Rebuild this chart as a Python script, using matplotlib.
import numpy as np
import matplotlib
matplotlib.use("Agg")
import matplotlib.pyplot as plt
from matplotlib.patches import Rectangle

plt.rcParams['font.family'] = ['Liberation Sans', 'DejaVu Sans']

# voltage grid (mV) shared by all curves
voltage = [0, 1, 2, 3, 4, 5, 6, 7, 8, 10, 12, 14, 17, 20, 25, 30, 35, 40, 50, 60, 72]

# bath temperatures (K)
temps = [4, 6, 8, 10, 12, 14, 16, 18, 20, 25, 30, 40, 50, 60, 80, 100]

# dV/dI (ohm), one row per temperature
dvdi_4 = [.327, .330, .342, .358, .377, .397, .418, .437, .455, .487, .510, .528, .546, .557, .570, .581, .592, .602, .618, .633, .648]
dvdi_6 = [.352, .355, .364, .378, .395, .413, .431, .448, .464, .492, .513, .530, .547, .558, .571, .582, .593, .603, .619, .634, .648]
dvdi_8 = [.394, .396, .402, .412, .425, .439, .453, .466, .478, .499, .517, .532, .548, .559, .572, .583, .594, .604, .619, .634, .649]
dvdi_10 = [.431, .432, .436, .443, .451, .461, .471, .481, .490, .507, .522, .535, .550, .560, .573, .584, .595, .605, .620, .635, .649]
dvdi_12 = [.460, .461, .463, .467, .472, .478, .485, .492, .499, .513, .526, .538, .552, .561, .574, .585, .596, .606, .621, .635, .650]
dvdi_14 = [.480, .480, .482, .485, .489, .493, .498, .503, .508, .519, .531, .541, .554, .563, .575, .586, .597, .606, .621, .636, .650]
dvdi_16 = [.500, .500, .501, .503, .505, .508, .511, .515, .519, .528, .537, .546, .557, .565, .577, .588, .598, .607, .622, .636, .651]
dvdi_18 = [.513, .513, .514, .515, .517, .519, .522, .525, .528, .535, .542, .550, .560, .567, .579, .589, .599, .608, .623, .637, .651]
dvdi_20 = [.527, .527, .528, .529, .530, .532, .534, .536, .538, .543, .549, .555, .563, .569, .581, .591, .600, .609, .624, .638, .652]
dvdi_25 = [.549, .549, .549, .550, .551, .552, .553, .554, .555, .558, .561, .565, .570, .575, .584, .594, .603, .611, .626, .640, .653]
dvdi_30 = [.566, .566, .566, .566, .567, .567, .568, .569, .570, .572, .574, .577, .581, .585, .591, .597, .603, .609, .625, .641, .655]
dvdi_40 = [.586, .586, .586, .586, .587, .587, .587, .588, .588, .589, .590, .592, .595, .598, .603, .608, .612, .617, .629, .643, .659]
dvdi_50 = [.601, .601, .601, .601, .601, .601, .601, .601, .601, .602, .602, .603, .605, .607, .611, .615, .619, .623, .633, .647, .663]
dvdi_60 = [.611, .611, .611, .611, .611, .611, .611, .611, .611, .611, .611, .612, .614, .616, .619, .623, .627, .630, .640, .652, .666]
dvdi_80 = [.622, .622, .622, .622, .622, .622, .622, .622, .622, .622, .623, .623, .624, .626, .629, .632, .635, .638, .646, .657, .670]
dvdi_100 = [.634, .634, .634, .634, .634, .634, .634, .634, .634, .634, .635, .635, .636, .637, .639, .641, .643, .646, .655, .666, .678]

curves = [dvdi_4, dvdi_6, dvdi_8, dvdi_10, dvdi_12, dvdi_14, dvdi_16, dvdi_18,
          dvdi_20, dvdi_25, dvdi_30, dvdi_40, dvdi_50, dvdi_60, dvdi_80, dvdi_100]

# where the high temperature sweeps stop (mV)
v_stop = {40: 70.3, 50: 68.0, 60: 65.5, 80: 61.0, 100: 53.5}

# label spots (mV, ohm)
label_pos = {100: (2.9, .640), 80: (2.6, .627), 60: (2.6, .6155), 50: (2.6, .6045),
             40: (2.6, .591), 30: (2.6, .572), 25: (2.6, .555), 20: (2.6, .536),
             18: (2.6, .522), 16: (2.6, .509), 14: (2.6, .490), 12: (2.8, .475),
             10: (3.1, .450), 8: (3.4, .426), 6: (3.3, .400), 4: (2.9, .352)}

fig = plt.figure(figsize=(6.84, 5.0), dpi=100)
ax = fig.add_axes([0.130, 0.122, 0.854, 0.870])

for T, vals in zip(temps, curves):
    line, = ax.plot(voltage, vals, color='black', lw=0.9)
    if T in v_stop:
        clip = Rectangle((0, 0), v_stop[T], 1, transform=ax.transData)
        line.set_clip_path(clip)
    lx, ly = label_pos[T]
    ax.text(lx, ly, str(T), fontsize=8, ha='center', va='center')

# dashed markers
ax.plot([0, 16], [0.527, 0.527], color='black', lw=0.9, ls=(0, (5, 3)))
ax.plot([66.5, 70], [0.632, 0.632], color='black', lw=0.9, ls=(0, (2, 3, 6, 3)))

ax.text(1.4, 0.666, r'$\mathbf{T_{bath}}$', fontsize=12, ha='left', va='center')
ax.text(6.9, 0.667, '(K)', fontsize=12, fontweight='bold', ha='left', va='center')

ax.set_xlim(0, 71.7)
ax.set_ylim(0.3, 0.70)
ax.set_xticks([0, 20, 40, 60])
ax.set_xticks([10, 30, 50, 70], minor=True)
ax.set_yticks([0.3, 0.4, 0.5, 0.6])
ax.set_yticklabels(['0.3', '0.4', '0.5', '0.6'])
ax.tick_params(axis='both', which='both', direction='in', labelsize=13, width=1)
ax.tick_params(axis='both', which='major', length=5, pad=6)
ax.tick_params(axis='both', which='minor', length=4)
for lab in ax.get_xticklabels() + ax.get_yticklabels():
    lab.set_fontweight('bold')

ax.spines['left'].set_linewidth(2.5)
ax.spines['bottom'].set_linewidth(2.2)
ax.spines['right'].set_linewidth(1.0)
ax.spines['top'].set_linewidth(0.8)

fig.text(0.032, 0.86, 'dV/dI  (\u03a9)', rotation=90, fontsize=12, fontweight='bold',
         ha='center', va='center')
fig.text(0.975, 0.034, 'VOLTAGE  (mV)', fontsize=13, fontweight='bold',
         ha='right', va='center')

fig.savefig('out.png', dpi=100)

# [INSTRUCTION]
Reproduce the data in its entirety, matching each character.

# [EXPECTED ANSWER]
Rebuild this chart as a Python script, using matplotlib.
import numpy as np
import matplotlib
matplotlib.use("Agg")
import matplotlib.pyplot as plt
from matplotlib.patches import Rectangle

plt.rcParams['font.family'] = ['Liberation Sans', 'DejaVu Sans']

# voltage grid (mV) shared by all curves
voltage = [0, 1, 2, 3, 4, 5, 6, 7, 8, 10, 12, 14, 17, 20, 25, 30, 35, 40, 50, 60, 72]

# bath temperatures (K)
temps = [4, 6, 8, 10, 12, 14, 16, 18, 20, 25, 30, 40, 50, 60, 80, 100]

# dV/dI (ohm), one row per temperature
dvdi_4 = [.327, .330, .342, .358, .377, .397, .418, .437, .455, .487, .510, .528, .546, .557, .570, .581, .592, .602, .618, .633, .648]
dvdi_6 = [.352, .355, .364, .378, .395, .413, .431, .448, .464, .492, .513, .530, .547, .558, .571, .582, .593, .603, .619, .634, .648]
dvdi_8 = [.394, .396, .402, .412, .425, .439, .453, .466, .478, .499, .517, .532, .548, .559, .572, .583, .594, .604, .619, .634, .649]
dvdi_10 = [.431, .432, .436, .443, .451, .461, .471, .481, .490, .507, .522, .535, .550, .560, .573, .584, .595, .605, .620, .635, .649]
dvdi_12 = [.460, .461, .463, .467, .472, .478, .485, .492, .499, .513, .526, .538, .552, .561, .574, .585, .596, .606, .621, .635, .650]
dvdi_14 = [.480, .480, .482, .485, .489, .493, .498, .503, .508, .519, .531, .541, .554, .563, .575, .586, .597, .606, .621, .636, .650]
dvdi_16 = [.500, .500, .501, .503, .505, .508, .511, .515, .519, .528, .537, .546, .557, .565, .577, .588, .598, .607, .622, .636, .651]
dvdi_18 = [.513, .513, .514, .515, .517, .519, .522, .525, .528, .535, .542, .550, .560, .567, .579, .589, .599, .608, .623, .637, .651]
dvdi_20 = [.527, .527, .528, .529, .530, .532, .534, .536, .538, .543, .549, .555, .563, .569, .581, .591, .600, .609, .624, .638, .652]
dvdi_25 = [.549, .549, .549, .550, .551, .552, .553, .554, .555, .558, .561, .565, .570, .575, .584, .594, .603, .611, .626, .640, .653]
dvdi_30 = [.566, .566, .566, .566, .567, .567, .568, .569, .570, .572, .574, .577, .581, .585, .591, .597, .603, .609, .625, .641, .655]
dvdi_40 = [.586, .586, .586, .586, .587, .587, .587, .588, .588, .589, .590, .592, .595, .598, .603, .608, .612, .617, .629, .643, .659]
dvdi_50 = [.601, .601, .601, .601, .601, .601, .601, .601, .601, .602, .602, .603, .605, .607, .611, .615, .619, .623, .633, .647, .663]
dvdi_60 = [.611, .611, .611, .611, .611, .611, .611, .611, .611, .611, .611, .612, .614, .616, .619, .623, .627, .630, .640, .652, .666]
dvdi_80 = [.622, .622, .622, .622, .622, .622, .622, .622, .622, .622, .623, .623, .624, .626, .629, .632, .635, .638, .646, .657, .670]
dvdi_100 = [.634, .634, .634, .634, .634, .634, .634, .634, .634, .634, .635, .635, .636, .637, .639, .641, .643, .646, .655, .666, .678]

curves = [dvdi_4, dvdi_6, dvdi_8, dvdi_10, dvdi_12, dvdi_14, dvdi_16, dvdi_18,
          dvdi_20, dvdi_25, dvdi_30, dvdi_40, dvdi_50, dvdi_60, dvdi_80, dvdi_100]

# where the high temperature sweeps stop (mV)
v_stop = {40: 70.3, 50: 68.0, 60: 65.5, 80: 61.0, 100: 53.5}

# label spots (mV, ohm)
label_pos = {100: (2.9, .640), 80: (2.6, .627), 60: (2.6, .6155), 50: (2.6, .6045),
             40: (2.6, .591), 30: (2.6, .572), 25: (2.6, .555), 20: (2.6, .536),
             18: (2.6, .522), 16: (2.6, .509), 14: (2.6, .490), 12: (2.8, .475),
             10: (3.1, .450), 8: (3.4, .426), 6: (3.3, .400), 4: (2.9, .352)}

fig = plt.figure(figsize=(6.84, 5.0), dpi=100)
ax = fig.add_axes([0.130, 0.122, 0.854, 0.870])

for T, vals in zip(temps, curves):
    line, = ax.plot(voltage, vals, color='black', lw=0.9)
    if T in v_stop:
        clip = Rectangle((0, 0), v_stop[T], 1, transform=ax.transData)
        line.set_clip_path(clip)
    lx, ly = label_pos[T]
    ax.text(lx, ly, str(T), fontsize=8, ha='center', va='center')

# dashed markers
ax.plot([0, 16], [0.527, 0.527], color='black', lw=0.9, ls=(0, (5, 3)))
ax.plot([66.5, 70], [0.632, 0.632], color='black', lw=0.9, ls=(0, (2, 3, 6, 3)))

ax.text(1.4, 0.666, r'$\mathbf{T_{bath}}$', fontsize=12, ha='left', va='center')
ax.text(6.9, 0.667, '(K)', fontsize=12, fontweight='bold', ha='left', va='center')

ax.set_xlim(0, 71.7)
ax.set_ylim(0.3, 0.70)
ax.set_xticks([0, 20, 40, 60])
ax.set_xticks([10, 30, 50, 70], minor=True)
ax.set_yticks([0.3, 0.4, 0.5, 0.6])
ax.set_yticklabels(['0.3', '0.4', '0.5', '0.6'])
ax.tick_params(axis='both', which='both', direction='in', labelsize=13, width=1)
ax.tick_params(axis='both', which='major', length=5, pad=6)
ax.tick_params(axis='both', which='minor', length=4)
for lab in ax.get_xticklabels() + ax.get_yticklabels():
    lab.set_fontweight('bold')

ax.spines['left'].set_linewidth(2.5)
ax.spines['bottom'].set_linewidth(2.2)
ax.spines['right'].set_linewidth(1.0)
ax.spines['top'].set_linewidth(0.8)

fig.text(0.032, 0.86, 'dV/dI  (\u03a9)', rotation=90, fontsize=12, fontweight='bold',
         ha='center', va='center')
fig.text(0.975, 0.034, 'VOLTAGE  (mV)', fontsize=13, fontweight='bold',
         ha='right', va='center')

fig.savefig('out.png', dpi=100)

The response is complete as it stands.